Obviously, the Geo known, if not very well, as America’s second-largest private jailer needs to extract something more from FAU so the company can distinguish its naming rights from all those other Geos. For another million or so, the university could change its nickname, making it plain what kind of outfit just purchased FAU’s dignity. Players could be known as the “convicts” or “inmates” or “lifers” or “the fighting felons,” decked out in prison stripes. Me, I prefer “jailbirds,” which retains the ornithological bent of the team now known as the Owls. The ACLU website devoted a page disparaging the Geo deal under the banner, “Welcome to Owlcatraz.”
The ACLU and other civil rights, human rights, and immigrant rights groups have intimated that when FAU hawked naming rights to a prison outfit dogged by allegations of neglect, abuse and general chintziness, the university was, indeed, selling more than the sign fixed to the football stadium. But a soul seems a tough commodity to monetize.
Carl Takei, staff attorney at the National Prison Project for the ACLU, complained to reporters last week that FAU’s sugar daddy was a “terrible company with a well-publicized track record of abuse and neglect and FAU should be ashamed to be associated with them.”
FAU president Mary Jane Saunders called Geo “a wonderful company.” Perhaps her estimation was influenced by an acute need for money. Tainted or not. No questions asked.

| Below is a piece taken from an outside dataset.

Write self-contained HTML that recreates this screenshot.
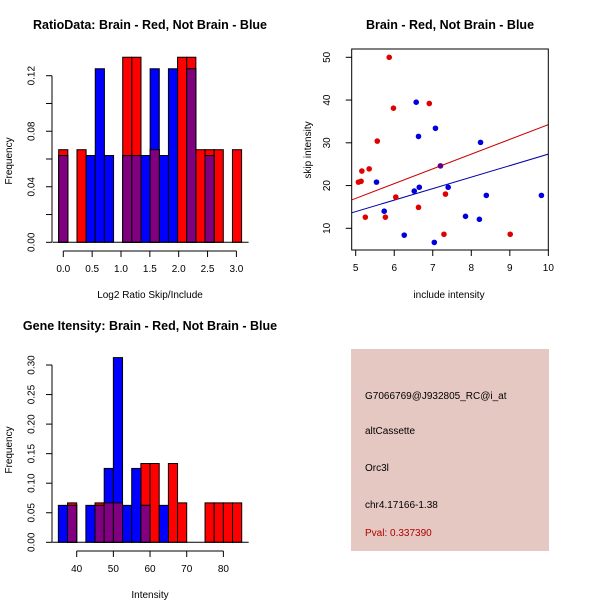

The university spent $70 million building itself an on-campus stadium that opened in 2011. Apparently, Geo was the only corporate sponsor willing to pay a half-million bucks a year for an affiliation with FAU’s less than grand venture into bigtime football (58 wins and 74 losses all time, with a record of 1-11 in 2011, 3-8 last fall). So the university happily signed a 12-year deal with the company formerly known as Wackenhut. I’m guessing that it helped that Geo Chairman George Zoley has two degrees from FAU and once served as chairman of the school’s board of trustees.
But it’s not as if the Geo brand will be foisted on great teeming masses of football fans. The 29,000-seat stadium (think of it as the Hoosegow, though I’d settle for the Calaboose, or even the Joint) averaged only 13,459 attendees a game last fall.
Besides, other stadium tenants have sold out to questionable brands. Kansas City’s pro-soccer stadium just wiggled out, not very gracefully, from the deal to call itself LIVESTRONG Sporting Park with that unhappy association with the disgraced Lance Armstrong. In 2010, the Tampa Bay Rays roiled the Charlotte County Commission with the announcement that the practice facility once called Charlotte Sports Park had been re-christened, for $75,000 a year, “Mosaic Field.” The county had spent 10 years and $12 million fighting Mosaic, the world’s largest phosphate company, over its plans to dig mines along the scenic Peace River. County commissioners went berserk and the Rays backed down.